My basic idea was to make a hash function with key equals basename and it's value equals the first 3 characters.

#!/bin/bash
touch file_s
echo 'declare -A map' > file_s
find . ! -name file_s ! -name sort_map -type f -exec grep -I -q . {} \; \
-exec sh -c 'i="$(basename "$0")";echo "map["$i"]=$(head -n 1 "$0"|cut -c 
1-3)" >> file_s;' {} \; | sort | while read -r line
do
source file_s
echo -e ${map["$line"]}
done

The name of the script where you should write this code is sort_map and file_s is a temp. file. So you should not include these two files in the find command . grep -I -q . {} \; will grep files which are only text, not binary files.
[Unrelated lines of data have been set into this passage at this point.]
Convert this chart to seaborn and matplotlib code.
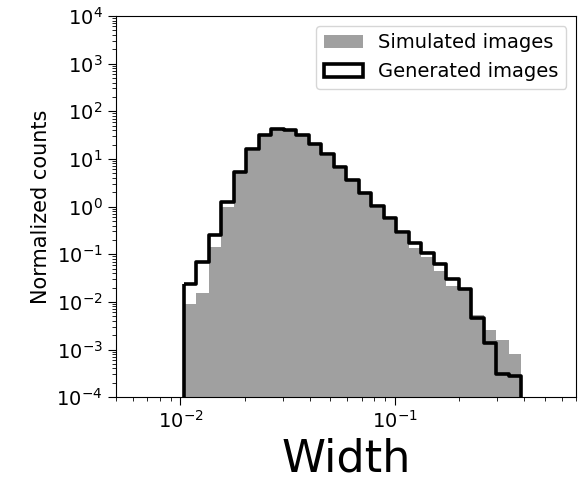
import numpy as np
import pandas as pd
import matplotlib
matplotlib.use("Agg")
import matplotlib.pyplot as plt
import matplotlib.ticker as mticker
import seaborn as sns

# log-spaced bin edges (27 bins between ~0.0104 and ~0.387)
bin_lo = 0.01038
bin_hi = 0.3874
n_bins = 27

# normalized counts per bin
simulated = [0.0092, 0.0154, 0.142, 0.957, 5.03, 14.9, 30.1, 40.3, 40.3,
             30.1, 19.5, 11.5, 6.25, 3.42, 1.82, 0.95, 0.518, 0.263, 0.138,
             0.0877, 0.0446, 0.022, 0.0175, 0.0054, 0.00253, 0.00156, 0.00082]
generated = [0.0242, 0.067, 0.251, 1.26, 5.36, 15.8, 31.2, 41.7, 40.6,
             31.6, 20.5, 12.4, 6.63, 3.59, 1.94, 1.03, 0.562, 0.290, 0.168,
             0.106, 0.0608, 0.0308, 0.0190, 0.00468, 0.0014, 0.000312, 0.000277]

edges = np.logspace(np.log10(bin_lo), np.log10(bin_hi), n_bins + 1)
centers = np.sqrt(edges[:-1] * edges[1:])
df = pd.DataFrame({"width": centers, "sim": simulated, "gen": generated})

fig = plt.figure(figsize=(5.82, 4.82), dpi=100)
ax = fig.add_axes([0.199, 0.176, 0.791, 0.791])

# bins as a plain list (seaborn compares bins to "auto")
sns.histplot(data=df, x="width", weights="sim", bins=list(edges), stat="count",
             element="step", fill=True, color="#a0a0a0", edgecolor="none",
             linewidth=0, alpha=1, label="Simulated images", ax=ax)
sns.histplot(data=df, x="width", weights="gen", bins=list(edges), stat="count",
             element="step", fill=True, color="black", facecolor="none",
             edgecolor="black", linewidth=2.6, label="Generated images", ax=ax)

ax.set_xscale("log")
ax.set_yscale("log")
ax.set_xlim(0.005, 0.70)
ax.set_ylim(1e-4, 1e4)

# every decade labelled, 2..9 minor ticks in each decade
decades = range(-4, 4)
ax.yaxis.set_major_locator(mticker.FixedLocator([10.0 ** k for k in range(-4, 5)]))
ax.yaxis.set_major_formatter(mticker.LogFormatterSciNotation())
ax.yaxis.set_minor_locator(mticker.FixedLocator([s * 10.0 ** k for k in decades for s in range(2, 10)]))
ax.yaxis.set_minor_formatter(mticker.NullFormatter())

ax.set_xlabel("Width", fontsize=32)
ax.set_ylabel("Normalized counts", fontsize=15)
ax.tick_params(axis="both", which="major", labelsize=14, length=6)
ax.tick_params(axis="both", which="minor", length=3)

ax.legend(loc="upper right", fontsize=14)

plt.savefig("out.png", dpi=100)
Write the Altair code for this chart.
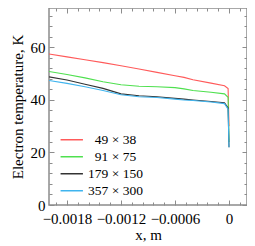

The second -exec command is as follows:

i="$(basename "$0")"; will get the basename and will write into variable i.

echo "map["$i"]=$(head -n 1 "$0"|cut -c 1-3)" >> file_s; will write hash function and it's value to temp file file_s.

sort will sort the file names.

while read -r line
do
source file_s
echo -e ${map["$line"]}
done

Will read line by line and source the file file_s. Then will print the first 3 characters.


You can't use head because head prints the content of the file not the file names.

You can use:

find . -type f -exec basename {} \; | sort  | cut -c 1-3

Or you can also use b option instead of c but it will assume that all the characters are of 1 byte.

find . -type f -exec basename {} \; | sort  | cut -b 1-3

It will get first three characters.

You can use:

find . -type f -exec basename {} \; | sort | sed -Ee 's/(^.{3})(.*)/\1/g'

It will sort the files and then will match starting three characters and will only print them.

Note: All of these commands will consider space and tab as one character.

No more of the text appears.